Authors of a Joan Ganz Cooney Center report on early STEM education, “STEM starts early,” found gender-based perceptions around girls’ abilities can start affecting them as early as their toddler years. A longitudinal study of more than 12,000 students showed that while there isn’t a math gender gap in kindergarten, one forms and grows by the end of third grade among some of the top performing students — and much of it is attributable to the effects of teacher bias.
“What we were seeing is even if you have a boy and a girl who are equally engaged with the material, equally well engaged in class […] and that boy and girl has the same test score, it turns out that the teacher often says the boy has a higher math ability than the girl,” said Joseph Cimpian, one of the report’s authors. “The punchline is teachers underrating the ability of girls actually leads to the gender gap growing — it’s a self-fulfilling prophecy.”

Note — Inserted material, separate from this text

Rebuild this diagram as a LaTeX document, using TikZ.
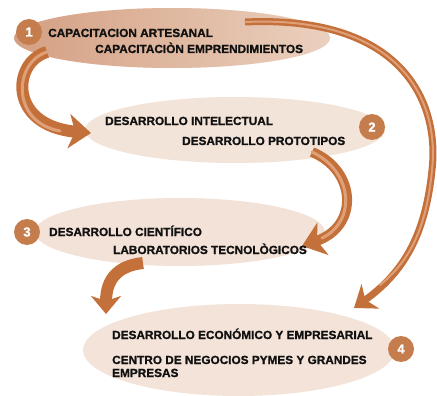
\documentclass[tikz,border=0pt]{standalone}
\usepackage{fontspec}
\setmainfont{Liberation Sans}[BoldFont={Liberation Sans Bold},BoldFeatures={FakeBold=1.2}]
\usetikzlibrary{arrows.meta,shapes.geometric}
\definecolor{arrbrown}{HTML}{C4703A}
\definecolor{arrlight}{HTML}{DFA078}
\definecolor{circbrown}{HTML}{C57D4D}
\definecolor{ellA}{HTML}{D4A083}
\definecolor{ellB}{HTML}{EBD0BE}
\definecolor{ellC}{HTML}{F3E4D9}
\definecolor{txt}{HTML}{111111}
\tikzset{
  bubble/.style={ellipse, inner sep=0pt, fill=ellC, draw=none},
  numdot/.style={circle, fill=circbrown, minimum size=26pt, inner sep=0pt,
    text=white, font=\bfseries\fontsize{13}{13}\selectfont},
  label/.style={anchor=base west, inner sep=0pt, text=txt,
    font=\bfseries\fontsize{11.8}{12}\selectfont},
  flow/.style={line width=12pt, draw=arrbrown,
    -{Stealth[length=22pt,width=34pt,inset=6pt]}},
  thinflow/.style={line width=7pt, draw=arrbrown,
    -{Stealth[length=20pt,width=30pt,inset=6pt]}},
  shine/.style={line width=3pt, draw=arrlight, line cap=round}
}
\begin{document}
\begin{tikzpicture}[x=1pt,y=-1pt]
\useasboundingbox (0,0) rectangle (437,396);
% ellipses
\node[bubble, minimum width=316pt, minimum height=60pt, left color=ellA, right color=ellB] (e1) at (172,38) {};
\node[bubble, minimum width=300pt, minimum height=66pt] (e2) at (235,130) {};
\node[bubble, minimum width=290pt, minimum height=68pt, fill=ellC!92!ellB] (e3) at (180,232) {};
\node[bubble, minimum width=312pt, minimum height=92pt, fill=ellC!96!ellB] (e4) at (239,350) {};
% connector endpoints
\coordinate (a1) at (47,52);
\coordinate (a2) at (91,133);
\coordinate (b1) at (312,152);
\coordinate (b2) at (302,246);
\coordinate (c1) at (143,263);
\coordinate (c2) at (106,314);
\coordinate (d1) at (245,22);
\coordinate (dm) at (432,170);
\coordinate (d2) at (354,308);
% arrows
\draw[flow] (a1) .. controls (12,62) and (8,126) .. (a2);
\draw[shine] (a1) .. controls (14,62) and (10,122) .. (60,131);
\draw[flow, line width=10pt] (b1) .. controls (356,170) and (360,226) .. (b2);
\draw[shine] (b1) .. controls (354,172) and (356,222) .. (322,238);
\draw[flow, line width=12pt, -{Stealth[length=18pt,width=30pt,inset=5pt]}] (c1) .. controls (115,266) and (106,282) .. (c2);
\draw[thinflow] (d1) .. controls (400,15) and (440,100) .. (dm) .. controls (425,240) and (400,275) .. (d2);
\draw[shine, line width=2pt] (d1) .. controls (400,15) and (440,100) .. (dm) .. controls (426,232) and (408,262) .. (380,285);
% numbers
\node[numdot] (n1) at (29,32) {1};
\node[numdot] (n2) at (372,127) {2};
\node[numdot] (n3) at (27,232) {3};
\node[numdot] (n4) at (401,349) {4};
% texts
\node[label] (t1a) at (48,37) {CAPACITACION ARTESANAL};
\node[label] (t1b) at (95,53) {CAPACITACIÒN EMPRENDIMIENTOS};
\node[label] (t2a) at (105,125) {DESARROLLO INTELECTUAL};
\node[label] (t2b) at (182,145) {DESARROLLO PROTOTIPOS};
\node[label] (t3a) at (49,236) {DESARROLLO CIENTÍFICO};
\node[label] (t3b) at (113,254) {LABORATORIOS TECNOLÒGICOS};
\node[label] (t4a) at (112,339) {DESARROLLO ECONÓMICO Y EMPRESARIAL};
\node[label] (t4b) at (112,364) {CENTRO DE NEGOCIOS PYMES Y GRANDES};
\node[label] (t4c) at (112,377) {EMPRESAS};
\end{tikzpicture}
\end{document}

The authors indicate that girls’ interest in STEM peaks in middle school but can disappear in high school — often due to societal pressures. This particularly manifests in subjects like calculus, which are key to getting into STEM careers.
More help from higher education and industry to build the pipeline
To tackle this higher education and tech industry leaders can begin to publicize more female role models and offer hands-on opportunities in science to younger girls through K-12 partnerships.
For example, the Women in Engineering program at the University of Maryland, College Park builds out the pathway for women by reaching out to girls in 4th through 12th grade with STEM programs offered throughout the summer and academic year. Initially, the program only targeted 11th and 12th graders, but the directors realized that by that it time, it was too late to attract and sustain interest.
By focusing on a greater segment of their desired future enrollees, the school is fostering a more viable talent pool from which to recruit. By tapping into girls’ curiosity while young and then building the confidence in their abilities into high school, these institutions are able to engage more women at a key transitional point at which they decide whether to go into a STEM major upon entering college.